Items
════════

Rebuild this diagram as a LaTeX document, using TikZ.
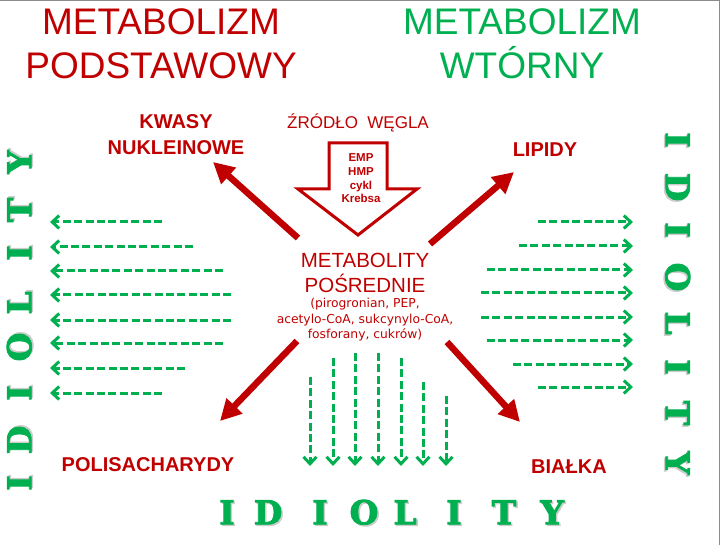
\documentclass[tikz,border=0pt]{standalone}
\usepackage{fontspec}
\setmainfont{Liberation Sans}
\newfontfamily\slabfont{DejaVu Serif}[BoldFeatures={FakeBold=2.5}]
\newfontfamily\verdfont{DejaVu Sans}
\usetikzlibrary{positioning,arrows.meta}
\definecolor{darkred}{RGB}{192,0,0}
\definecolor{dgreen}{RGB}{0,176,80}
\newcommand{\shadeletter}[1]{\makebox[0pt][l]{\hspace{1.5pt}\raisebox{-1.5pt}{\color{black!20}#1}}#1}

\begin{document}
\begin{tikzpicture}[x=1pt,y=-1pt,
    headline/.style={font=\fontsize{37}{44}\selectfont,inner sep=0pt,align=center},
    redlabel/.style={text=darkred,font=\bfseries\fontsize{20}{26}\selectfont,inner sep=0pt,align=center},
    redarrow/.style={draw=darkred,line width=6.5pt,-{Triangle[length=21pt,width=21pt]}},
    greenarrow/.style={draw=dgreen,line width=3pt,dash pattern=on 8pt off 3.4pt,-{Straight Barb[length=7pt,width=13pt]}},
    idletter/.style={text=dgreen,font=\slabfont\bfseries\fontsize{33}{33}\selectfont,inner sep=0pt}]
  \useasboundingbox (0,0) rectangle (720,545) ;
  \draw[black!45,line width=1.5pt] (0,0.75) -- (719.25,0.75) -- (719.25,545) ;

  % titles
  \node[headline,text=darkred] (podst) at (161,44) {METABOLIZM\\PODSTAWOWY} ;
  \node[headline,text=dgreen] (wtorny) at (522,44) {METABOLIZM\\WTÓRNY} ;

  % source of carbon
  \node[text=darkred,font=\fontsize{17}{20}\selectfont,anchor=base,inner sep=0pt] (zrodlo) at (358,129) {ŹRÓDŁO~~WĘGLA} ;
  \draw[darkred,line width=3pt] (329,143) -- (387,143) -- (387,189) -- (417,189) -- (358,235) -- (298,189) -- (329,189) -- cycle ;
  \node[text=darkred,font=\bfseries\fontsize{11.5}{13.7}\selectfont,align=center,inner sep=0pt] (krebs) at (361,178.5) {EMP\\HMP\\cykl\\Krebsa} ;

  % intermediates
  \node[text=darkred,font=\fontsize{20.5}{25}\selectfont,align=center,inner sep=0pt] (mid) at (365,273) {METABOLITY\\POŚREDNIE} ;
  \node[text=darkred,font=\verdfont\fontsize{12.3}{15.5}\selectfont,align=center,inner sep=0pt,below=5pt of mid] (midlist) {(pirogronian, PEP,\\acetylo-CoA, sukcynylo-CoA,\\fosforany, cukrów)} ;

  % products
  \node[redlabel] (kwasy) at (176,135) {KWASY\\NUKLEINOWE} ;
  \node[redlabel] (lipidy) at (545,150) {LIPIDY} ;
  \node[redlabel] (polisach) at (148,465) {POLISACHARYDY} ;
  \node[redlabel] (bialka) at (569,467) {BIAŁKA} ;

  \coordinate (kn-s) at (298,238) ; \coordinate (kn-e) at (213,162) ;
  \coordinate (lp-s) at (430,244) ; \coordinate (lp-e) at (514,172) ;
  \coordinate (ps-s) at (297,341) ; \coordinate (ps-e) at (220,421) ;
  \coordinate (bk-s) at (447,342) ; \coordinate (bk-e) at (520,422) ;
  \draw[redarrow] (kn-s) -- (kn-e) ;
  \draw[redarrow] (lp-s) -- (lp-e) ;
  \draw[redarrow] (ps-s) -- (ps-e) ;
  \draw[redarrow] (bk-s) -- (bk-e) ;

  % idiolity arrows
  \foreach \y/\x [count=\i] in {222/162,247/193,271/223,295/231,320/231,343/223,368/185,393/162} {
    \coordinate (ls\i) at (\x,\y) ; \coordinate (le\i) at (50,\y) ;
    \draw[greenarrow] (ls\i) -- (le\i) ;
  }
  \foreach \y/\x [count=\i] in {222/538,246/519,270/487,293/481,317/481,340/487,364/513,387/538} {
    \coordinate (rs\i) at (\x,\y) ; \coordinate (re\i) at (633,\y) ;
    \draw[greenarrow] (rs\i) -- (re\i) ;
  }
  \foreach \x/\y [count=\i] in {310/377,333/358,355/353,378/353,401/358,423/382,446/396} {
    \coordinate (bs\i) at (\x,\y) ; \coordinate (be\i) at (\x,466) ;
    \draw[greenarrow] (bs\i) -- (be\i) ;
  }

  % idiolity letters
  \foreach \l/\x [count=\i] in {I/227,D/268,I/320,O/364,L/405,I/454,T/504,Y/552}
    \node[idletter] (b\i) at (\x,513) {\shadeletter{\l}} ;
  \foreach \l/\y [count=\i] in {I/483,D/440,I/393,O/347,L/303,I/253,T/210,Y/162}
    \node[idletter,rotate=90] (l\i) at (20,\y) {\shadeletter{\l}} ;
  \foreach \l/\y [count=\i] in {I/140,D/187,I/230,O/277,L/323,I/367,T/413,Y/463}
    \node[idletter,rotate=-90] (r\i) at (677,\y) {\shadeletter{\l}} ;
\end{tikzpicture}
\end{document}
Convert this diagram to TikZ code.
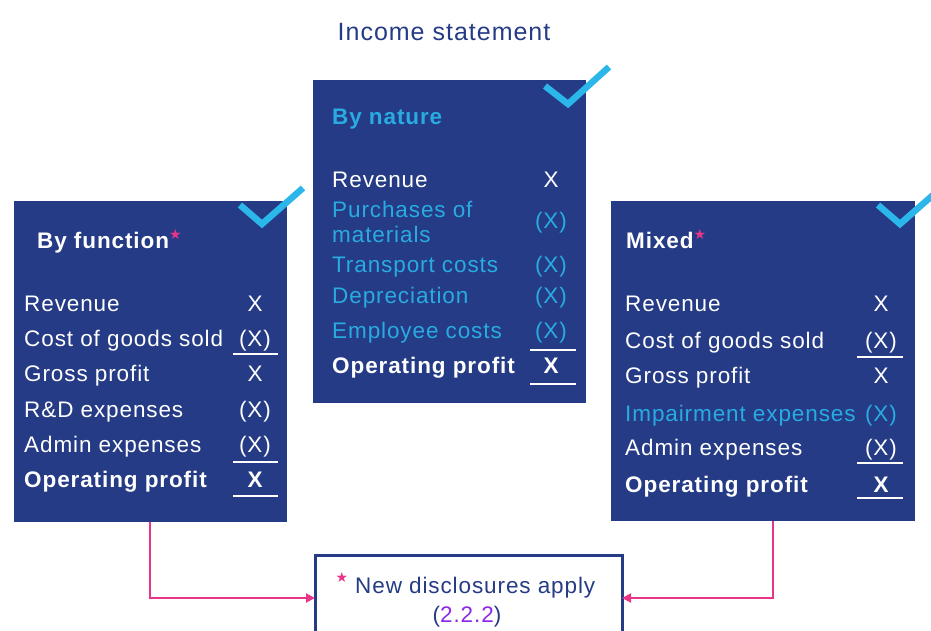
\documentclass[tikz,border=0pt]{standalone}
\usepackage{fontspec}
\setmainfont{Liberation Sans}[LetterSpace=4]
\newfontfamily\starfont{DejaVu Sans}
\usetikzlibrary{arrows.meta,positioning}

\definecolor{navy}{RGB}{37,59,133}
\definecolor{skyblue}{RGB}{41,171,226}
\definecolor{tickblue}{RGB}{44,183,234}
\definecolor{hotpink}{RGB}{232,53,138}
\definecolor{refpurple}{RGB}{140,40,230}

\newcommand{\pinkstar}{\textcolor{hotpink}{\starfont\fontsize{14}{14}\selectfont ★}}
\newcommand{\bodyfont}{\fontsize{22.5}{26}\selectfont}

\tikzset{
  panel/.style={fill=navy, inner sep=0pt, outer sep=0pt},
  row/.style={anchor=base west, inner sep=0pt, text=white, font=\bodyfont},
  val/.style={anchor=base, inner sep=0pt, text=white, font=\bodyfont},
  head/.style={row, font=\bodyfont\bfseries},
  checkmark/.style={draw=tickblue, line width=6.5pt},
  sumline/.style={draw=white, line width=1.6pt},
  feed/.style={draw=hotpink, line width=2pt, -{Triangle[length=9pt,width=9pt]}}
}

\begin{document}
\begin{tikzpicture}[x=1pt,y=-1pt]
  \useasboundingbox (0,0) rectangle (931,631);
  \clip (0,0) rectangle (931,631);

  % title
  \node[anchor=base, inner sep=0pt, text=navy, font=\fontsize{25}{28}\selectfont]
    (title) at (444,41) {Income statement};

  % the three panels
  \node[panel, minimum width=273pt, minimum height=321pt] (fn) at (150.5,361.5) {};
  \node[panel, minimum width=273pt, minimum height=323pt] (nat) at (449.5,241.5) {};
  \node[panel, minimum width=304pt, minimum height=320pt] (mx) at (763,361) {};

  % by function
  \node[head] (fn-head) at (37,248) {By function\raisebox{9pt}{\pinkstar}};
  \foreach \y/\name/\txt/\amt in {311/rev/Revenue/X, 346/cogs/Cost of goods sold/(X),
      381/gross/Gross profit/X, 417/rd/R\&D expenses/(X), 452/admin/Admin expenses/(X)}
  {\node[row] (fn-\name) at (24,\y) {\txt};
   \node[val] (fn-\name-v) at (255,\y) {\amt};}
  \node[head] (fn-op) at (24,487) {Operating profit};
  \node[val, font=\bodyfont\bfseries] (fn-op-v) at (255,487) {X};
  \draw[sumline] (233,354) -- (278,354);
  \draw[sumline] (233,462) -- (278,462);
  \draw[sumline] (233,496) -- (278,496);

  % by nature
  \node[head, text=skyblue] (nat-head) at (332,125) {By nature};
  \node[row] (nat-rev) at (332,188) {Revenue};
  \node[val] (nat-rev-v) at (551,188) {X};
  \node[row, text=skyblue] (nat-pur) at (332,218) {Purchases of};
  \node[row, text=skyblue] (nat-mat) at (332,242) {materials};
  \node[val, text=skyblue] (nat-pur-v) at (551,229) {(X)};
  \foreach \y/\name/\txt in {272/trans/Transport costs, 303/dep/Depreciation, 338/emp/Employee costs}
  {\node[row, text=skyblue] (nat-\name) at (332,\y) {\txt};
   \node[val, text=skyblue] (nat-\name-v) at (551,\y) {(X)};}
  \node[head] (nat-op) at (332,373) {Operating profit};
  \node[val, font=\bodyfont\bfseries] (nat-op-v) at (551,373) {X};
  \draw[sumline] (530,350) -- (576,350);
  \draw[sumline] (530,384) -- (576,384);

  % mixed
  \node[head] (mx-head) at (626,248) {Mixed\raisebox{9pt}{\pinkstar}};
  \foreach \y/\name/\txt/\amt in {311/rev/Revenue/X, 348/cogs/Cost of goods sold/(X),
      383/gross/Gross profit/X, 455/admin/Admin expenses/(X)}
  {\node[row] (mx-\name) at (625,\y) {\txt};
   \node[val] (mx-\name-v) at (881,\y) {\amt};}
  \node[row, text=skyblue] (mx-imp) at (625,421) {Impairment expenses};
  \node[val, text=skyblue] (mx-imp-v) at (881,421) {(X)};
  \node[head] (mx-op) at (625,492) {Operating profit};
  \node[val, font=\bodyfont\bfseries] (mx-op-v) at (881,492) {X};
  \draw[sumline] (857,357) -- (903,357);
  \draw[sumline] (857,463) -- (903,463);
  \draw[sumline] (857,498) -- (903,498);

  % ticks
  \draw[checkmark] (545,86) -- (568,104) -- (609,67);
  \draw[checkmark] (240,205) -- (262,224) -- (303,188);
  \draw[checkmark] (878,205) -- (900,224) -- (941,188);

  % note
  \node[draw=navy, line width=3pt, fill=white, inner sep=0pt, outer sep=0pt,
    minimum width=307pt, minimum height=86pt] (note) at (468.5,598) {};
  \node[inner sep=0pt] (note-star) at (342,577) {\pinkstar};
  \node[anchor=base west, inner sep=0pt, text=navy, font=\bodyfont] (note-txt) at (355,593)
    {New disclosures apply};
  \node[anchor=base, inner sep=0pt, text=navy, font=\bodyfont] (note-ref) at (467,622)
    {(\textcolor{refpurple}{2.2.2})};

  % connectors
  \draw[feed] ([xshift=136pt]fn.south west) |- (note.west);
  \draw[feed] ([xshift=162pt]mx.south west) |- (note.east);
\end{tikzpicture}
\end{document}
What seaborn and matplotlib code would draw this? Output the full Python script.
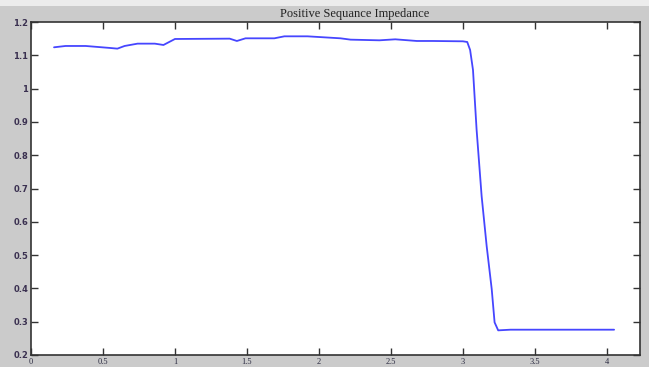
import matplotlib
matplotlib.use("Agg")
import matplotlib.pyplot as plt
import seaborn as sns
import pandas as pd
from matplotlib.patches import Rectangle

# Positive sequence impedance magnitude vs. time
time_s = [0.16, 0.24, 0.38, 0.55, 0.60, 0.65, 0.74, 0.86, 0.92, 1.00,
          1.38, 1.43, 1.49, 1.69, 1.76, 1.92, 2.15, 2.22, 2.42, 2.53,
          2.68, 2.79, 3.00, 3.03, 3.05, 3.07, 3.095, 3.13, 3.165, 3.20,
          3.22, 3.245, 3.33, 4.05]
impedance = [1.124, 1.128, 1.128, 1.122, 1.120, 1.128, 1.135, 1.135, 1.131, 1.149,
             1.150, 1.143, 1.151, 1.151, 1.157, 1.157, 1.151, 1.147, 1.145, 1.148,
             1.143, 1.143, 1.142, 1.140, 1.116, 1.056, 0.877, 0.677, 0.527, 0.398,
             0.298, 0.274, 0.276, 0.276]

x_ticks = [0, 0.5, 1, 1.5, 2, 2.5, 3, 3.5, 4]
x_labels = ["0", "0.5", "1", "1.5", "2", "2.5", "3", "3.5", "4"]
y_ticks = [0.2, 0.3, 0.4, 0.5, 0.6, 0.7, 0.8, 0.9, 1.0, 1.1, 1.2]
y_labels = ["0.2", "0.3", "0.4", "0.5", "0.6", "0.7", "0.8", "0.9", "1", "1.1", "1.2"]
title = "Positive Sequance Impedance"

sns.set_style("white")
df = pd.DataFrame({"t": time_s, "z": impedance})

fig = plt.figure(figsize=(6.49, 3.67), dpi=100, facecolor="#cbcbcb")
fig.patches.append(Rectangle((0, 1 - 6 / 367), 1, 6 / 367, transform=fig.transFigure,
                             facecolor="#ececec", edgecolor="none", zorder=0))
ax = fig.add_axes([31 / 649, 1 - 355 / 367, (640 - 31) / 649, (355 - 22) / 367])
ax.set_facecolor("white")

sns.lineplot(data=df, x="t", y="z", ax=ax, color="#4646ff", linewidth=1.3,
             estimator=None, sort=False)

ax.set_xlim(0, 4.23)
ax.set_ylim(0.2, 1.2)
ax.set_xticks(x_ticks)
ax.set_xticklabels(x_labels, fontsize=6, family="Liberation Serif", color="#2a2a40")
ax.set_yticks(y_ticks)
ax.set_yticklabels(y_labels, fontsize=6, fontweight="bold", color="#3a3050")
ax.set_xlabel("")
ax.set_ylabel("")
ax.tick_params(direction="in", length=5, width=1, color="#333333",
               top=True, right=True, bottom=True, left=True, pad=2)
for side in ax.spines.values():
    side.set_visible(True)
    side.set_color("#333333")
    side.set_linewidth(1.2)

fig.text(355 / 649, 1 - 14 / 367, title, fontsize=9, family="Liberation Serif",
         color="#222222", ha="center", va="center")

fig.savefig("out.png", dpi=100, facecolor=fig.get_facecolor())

════════

What you are asked to do
Extract exactly the lines running from the line containing "What seaborn and" to the line containing "from matplotlib.patches import Rectangle", with both end lines included and all pictures left out.

Answer for the task
What seaborn and matplotlib code would draw this? Output the full Python script.
import matplotlib
matplotlib.use("Agg")
import matplotlib.pyplot as plt
import seaborn as sns
import pandas as pd
from matplotlib.patches import Rectangle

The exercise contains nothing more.